A note from the senior managing editor…

Below, you will find your January 2016 Sovereign Edge pick from Chad Shoop, the editor of Pure Income.


Jocelynn Smith
Sr. Managing Editor, The Sovereign Society

Trade Alert:
This Stock Is About to Bottom

Everyone likes a bargain. It’s why Black Friday has become such a hit in the States. But whenever you’re buying something that’s been marked down drastically, it’s easy to question the quality of the product — and it’s the same with investing.

Today, we are going into a new trade on a stock that is trading at a steep discount from where shares were just over a year ago. But I think its quality is worth more than the bargain-level price investors are paying for it.

The discounted stock I’m talking about is Waddell & Reed Financial (NYSE: WDR), an asset management company for mostly mutual fund and institutional accounts.

Shares have been under pressure since mid-2014, plunging nearly 70% for a few reasons I’ll explain in a moment.

But the selling is overdone at this point.

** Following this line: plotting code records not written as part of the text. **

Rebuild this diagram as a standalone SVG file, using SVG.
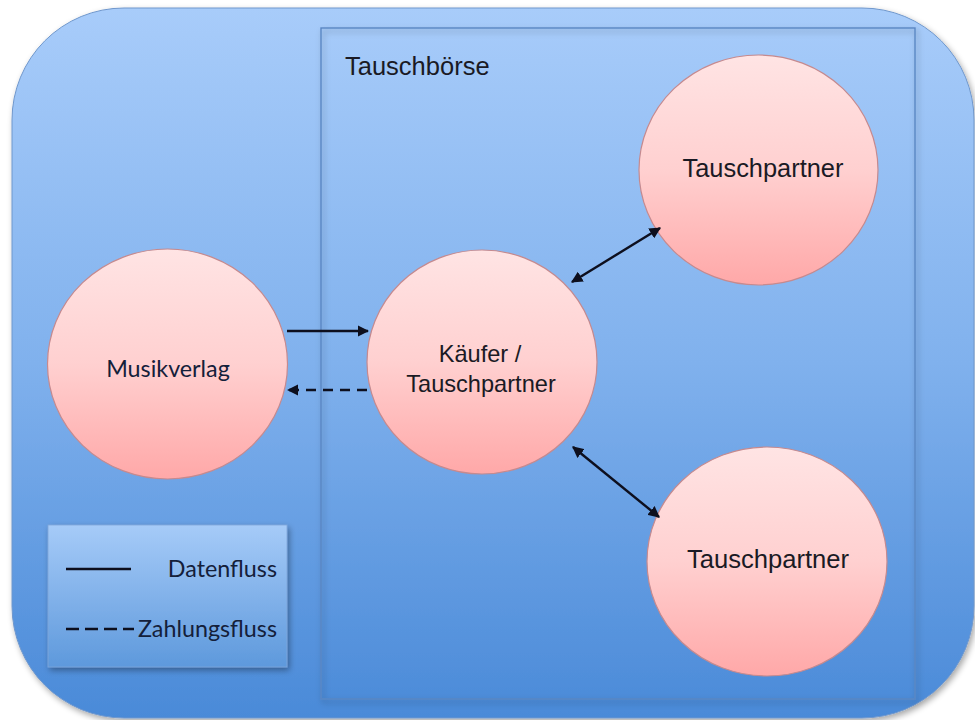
<svg xmlns="http://www.w3.org/2000/svg" width="975" height="720" viewBox="0 0 975 720">
  <defs>
    <linearGradient id="bgGrad" x1="0" y1="0" x2="0" y2="1">
      <stop offset="0" stop-color="#a8ccfa"/>
      <stop offset="0.5" stop-color="#80b1ed"/>
      <stop offset="1" stop-color="#4a8ad8"/>
    </linearGradient>
    <linearGradient id="legendGrad" x1="0" y1="0" x2="0" y2="1">
      <stop offset="0" stop-color="#a6cbf8"/>
      <stop offset="1" stop-color="#5e99dc"/>
    </linearGradient>
    <linearGradient id="nodeGrad" x1="0" y1="0" x2="0" y2="1">
      <stop offset="0" stop-color="#ffe4e4"/>
      <stop offset="0.5" stop-color="#ffd0d0"/>
      <stop offset="1" stop-color="#ffa8a8"/>
    </linearGradient>
    <filter id="shadow" x="-5%" y="-5%" width="115%" height="115%">
      <feGaussianBlur in="SourceAlpha" stdDeviation="3"/>
      <feOffset dx="2" dy="3" result="off"/>
      <feComponentTransfer><feFuncA type="linear" slope="0.35"/></feComponentTransfer>
      <feMerge><feMergeNode/><feMergeNode in="SourceGraphic"/></feMerge>
    </filter>
    <marker id="arrow" viewBox="0 0 10 10" refX="9" refY="5" markerWidth="4.8" markerHeight="4.8" orient="auto-start-reverse" markerUnits="strokeWidth">
      <path d="M0,0 L10,5 L0,10 z" fill="#0d0f1e"/>
    </marker>
  </defs>
  <style>
    .node { fill: url(#nodeGrad); stroke: #c58a8f; stroke-width: 1.2; }
    .arial { font-family: "Liberation Sans", Arial, sans-serif; fill: #1a1a24; }
    .soft { font-family: Lato, "Open Sans", sans-serif; fill: #14203a; }
    .flow { stroke: #0d0f1e; stroke-width: 2.4; fill: none; }
    .dash { stroke-dasharray: 10 7; }
  </style>

  <rect width="975" height="720" fill="#ffffff"/>

  <!-- outer area -->
  <rect id="area" x="12" y="8" width="962" height="710" rx="112" ry="112" fill="url(#bgGrad)" stroke="#6f97cc" stroke-width="1" filter="url(#shadow)"/>

  <!-- exchange platform frame -->
  <g id="tauschboerse">
    <rect x="321" y="28" width="594" height="671" fill="none" stroke="#5a86c2" stroke-width="1.4" filter="url(#shadow)"/>
    <text class="arial" x="345" y="75" font-size="25.5">Tauschbörse</text>
  </g>

  <!-- legend -->
  <g id="legend">
    <rect x="48" y="525" width="239" height="142" fill="url(#legendGrad)" stroke="#7fa6d8" stroke-width="0.8" filter="url(#shadow)"/>
    <line class="flow" x1="66" y1="569" x2="131" y2="569"/>
    <text class="soft" x="277" y="577" font-size="23.3" text-anchor="end">Datenfluss</text>
    <line class="flow" x1="66" y1="629" x2="134" y2="629" stroke-dasharray="13 6"/>
    <text class="soft" x="277" y="637" font-size="23.3" text-anchor="end">Zahlungsfluss</text>
  </g>

  <g id="musikverlag">
    <ellipse class="node" cx="167.5" cy="364" rx="120" ry="115"/>
    <text class="soft" x="168" y="377" font-size="23.3" text-anchor="middle">Musikverlag</text>
  </g>

  <g id="kaeufer">
    <ellipse class="node" cx="482" cy="362" rx="115" ry="112"/>
    <text class="arial" x="480" y="362" font-size="23.6" text-anchor="middle">Käufer /</text>
    <text class="arial" x="481" y="392" font-size="23.6" text-anchor="middle">Tauschpartner</text>
  </g>

  <g id="tauschpartner-oben">
    <ellipse class="node" cx="758.5" cy="170" rx="119.5" ry="115"/>
    <text class="arial" x="763" y="177" font-size="25.4" text-anchor="middle">Tauschpartner</text>
  </g>

  <g id="tauschpartner-unten">
    <ellipse class="node" cx="767" cy="561.5" rx="120" ry="114.5"/>
    <text class="arial" x="768" y="568" font-size="25.6" text-anchor="middle">Tauschpartner</text>
  </g>

  <g id="connectors">
    <line class="flow" x1="287" y1="331" x2="368" y2="331" marker-end="url(#arrow)"/>
    <line class="flow dash" x1="367" y1="390" x2="288" y2="390" marker-end="url(#arrow)"/>
    <line class="flow" x1="572" y1="282" x2="660" y2="228" stroke-width="2" marker-start="url(#arrow)" marker-end="url(#arrow)"/>
    <line class="flow" x1="573" y1="447" x2="659" y2="517" stroke-width="2" marker-start="url(#arrow)" marker-end="url(#arrow)"/>
  </g>
</svg>
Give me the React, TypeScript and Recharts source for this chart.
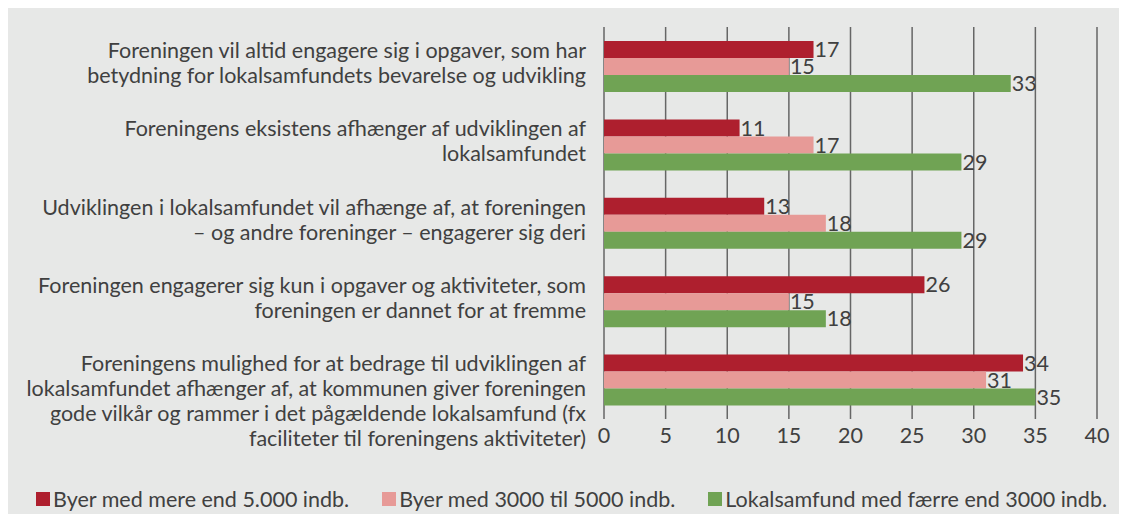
import React from "react";
import {
  Bar,
  BarChart,
  CartesianGrid,
  LabelList,
  Legend,
  XAxis,
  YAxis,
} from "recharts";

const statements = [
  "Foreningen vil altid engagere sig i opgaver, som har|betydning for lokalsamfundets bevarelse og udvikling",
  "Foreningens eksistens afhænger af udviklingen af|lokalsamfundet",
  "Udviklingen i lokalsamfundet vil afhænge af, at foreningen|– og andre foreninger – engagerer sig deri",
  "Foreningen engagerer sig kun i opgaver og aktiviteter, som|foreningen er dannet for at fremme",
  "Foreningens mulighed for at bedrage til udviklingen af|lokalsamfundet afhænger af, at kommunen giver foreningen|gode vilkår og rammer i det pågældende lokalsamfund (fx|faciliteter til foreningens aktiviteter)",
];

const largeTowns = [17, 11, 13, 26, 34];
const midTowns = [15, 17, 18, 15, 31];
const smallCommunities = [33, 29, 29, 18, 35];

const seriesNames = [
  "Byer med mere end 5.000 indb.",
  "Byer med 3000 til 5000 indb.",
  "Lokalsamfund med færre end 3000 indb.",
];
const seriesColors = ["#ae1f2e", "#e79a97", "#70a354"];

const xTicks = [0, 5, 10, 15, 20, 25, 30, 35, 40];

const data = statements.map((s, i) => ({
  label: s,
  large: largeTowns[i],
  mid: midTowns[i],
  small: smallCommunities[i],
}));

const textColor = "#404040";
const font = "Lato, 'Open Sans', sans-serif";
const fs = 21.5;

function StatementTick(props: any) {
  const { x, y, payload } = props;
  const lines = String(payload.value).split("|");
  return (
    <text x={x} y={y} textAnchor="end" fill={textColor} fontSize={fs} fontFamily={font}>
      {lines.map((line, i) => (
        <tspan key={i} x={x} y={y - 16 + i * 25} dy="0.35em">
          {line}
        </tspan>
      ))}
    </text>
  );
}

function LegendBox() {
  return (
    <div
      style={{
        display: "flex",
        alignItems: "center",
        height: 28,
        gap: 33,
        fontFamily: font,
        fontSize: fs,
        color: textColor,
      }}
    >
      {seriesNames.map((name, i) => (
        <div key={name} style={{ display: "flex", alignItems: "center" }}>
          <span
            style={{
              width: 14,
              height: 14,
              background: seriesColors[i],
              marginRight: 3,
              display: "inline-block",
            }}
          />
          <span>{name}</span>
        </div>
      ))}
    </div>
  );
}

export default function App() {
  return (
    <div style={{ width: 1115, height: 506, background: "#e7e8e7" }}>
      <BarChart
        width={1115}
        height={506}
        data={data}
        layout="vertical"
        barSize={17}
        barGap={0}
        margin={{ top: 19, right: 26, left: 0, bottom: 37 }}
      >
        <CartesianGrid horizontal={false} stroke="#666" strokeWidth={1.5} />
        <XAxis
          type="number"
          domain={[0, 40]}
          ticks={xTicks}
          axisLine={false}
          tickLine={false}
          tickSize={0}
          tickMargin={9}
          interval={0}
          tick={{ fill: textColor, fontSize: fs, fontFamily: font }}
        />
        <YAxis
          type="category"
          dataKey="label"
          width={596}
          axisLine={false}
          tickLine={false}
          tickSize={0}
          tickMargin={18}
          interval={0}
          tick={<StatementTick />}
        />
        <Legend
          verticalAlign="bottom"
          content={<LegendBox />}
          wrapperStyle={{ left: 28, bottom: 1, width: "auto" }}
        />
        <Bar dataKey="large" name={seriesNames[0]} fill={seriesColors[0]} isAnimationActive={false}>
          <LabelList dataKey="large" position="right" offset={1} fill={textColor} fontSize={fs} fontFamily={font} />
        </Bar>
        <Bar dataKey="mid" name={seriesNames[1]} fill={seriesColors[1]} isAnimationActive={false}>
          <LabelList dataKey="mid" position="right" offset={1} fill={textColor} fontSize={fs} fontFamily={font} />
        </Bar>
        <Bar dataKey="small" name={seriesNames[2]} fill={seriesColors[2]} isAnimationActive={false}>
          <LabelList dataKey="small" position="right" offset={1} fill={textColor} fontSize={fs} fontFamily={font} />
        </Bar>
      </BarChart>
    </div>
  );
}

Shares are trading at just seven times earnings while the stock is paying out a 7% yield. That’s what I call a bargain.

In order to collect even more income from this opportunity, we are going to sell a put option.

Action to take: Set a Good ‘Til Canceled limit order to sell to open the WDR March 2016 $22.50 put option (WDR160318P00022500) at $1.50. At last glance, it was trading at $1.55. If your order is not filled by Friday’s close, cancel your order and I will update you next week.

How the Trade Works

Since each contract covers 100 shares, you will collect $155 per contract sold.

In a cash-secured put transaction, you will need to deposit $2,250 with your broker. This will give you a yield of 7% ($155 divided by $2,250) in about two months.

If you use margin, you will just need to deposit about $450, a fifth of the full amount, with your broker. This will give you an impressive yield of 34% ($155 divided by $450) in about two months.

Capital Requirements

Make sure you are comfortable with the cash-secured account requirement. That is the amount that you will need in your account if we are put the stock.

By selling puts, we risk holding shares of the stock. However, I never sell puts on a company that I don’t want to own. So if shares of Waddell & Reed are below our $22.50 strike price by March 18, we’ll have to buy 100 shares for each contract we sold at $22.50, regardless of market price. And that’s perfectly fine with me.

Here’s why…

Outperforming Expectations

I think the stock is nearing a bottom and set to outperform in upcoming quarterly reports.

So why are shares trading at these bargain levels?

One issue facing the company is that analysts believe it’s exposed to regulatory headwinds. There is a new regulatory proposal that has the potential to limit asset managers, such as Waddell & Reed, from directing investor funds mainly into its own proprietary funds. The proposal could also mean higher compliance and other operational expenses. But all of this is already priced into the stock.

Another issue is its exposure to the high-yield debt market. Roughly 8% to 9% of the firm’s managed assets fall into the high-yield bracket, which has been extremely volatile recently as investors rushed to take money out. This left money managers, such as Waddell & Reed, with significant withdrawals. But this too is already priced into the stock.

Ultimately, since these key headwinds are already built into expectations, I think it’s likely the stock will surpass those expectations and rally the same way it did after the 2008 financial crisis.

See, worries about the stock’s future have caused shares to trade at their lowest valuation since the 2008 crash, which hit banks and asset management companies extremely hard.

Shares have plunged nearly 70% in less than two years. To compare it to the financial crisis of 2008, shares plummeted 75% in a matter of months. Clearly that was a much swifter drop, but the company survived. It even ended up rallying more than 300% from the bottom.

Plus, the company has a strong history of paying its dividends. It hasn’t decreased its dividend at all since it started paying one in 1998. Take a look:

See larger image

This is the exact kind of company I want to own. While I don’t expect a dividend increase this year, it already yields 7%.

In short, I think the challenges facing Waddell & Reed are something the company can overcome. In the end, it will be a stronger and financially stable company that you want in your portfolio.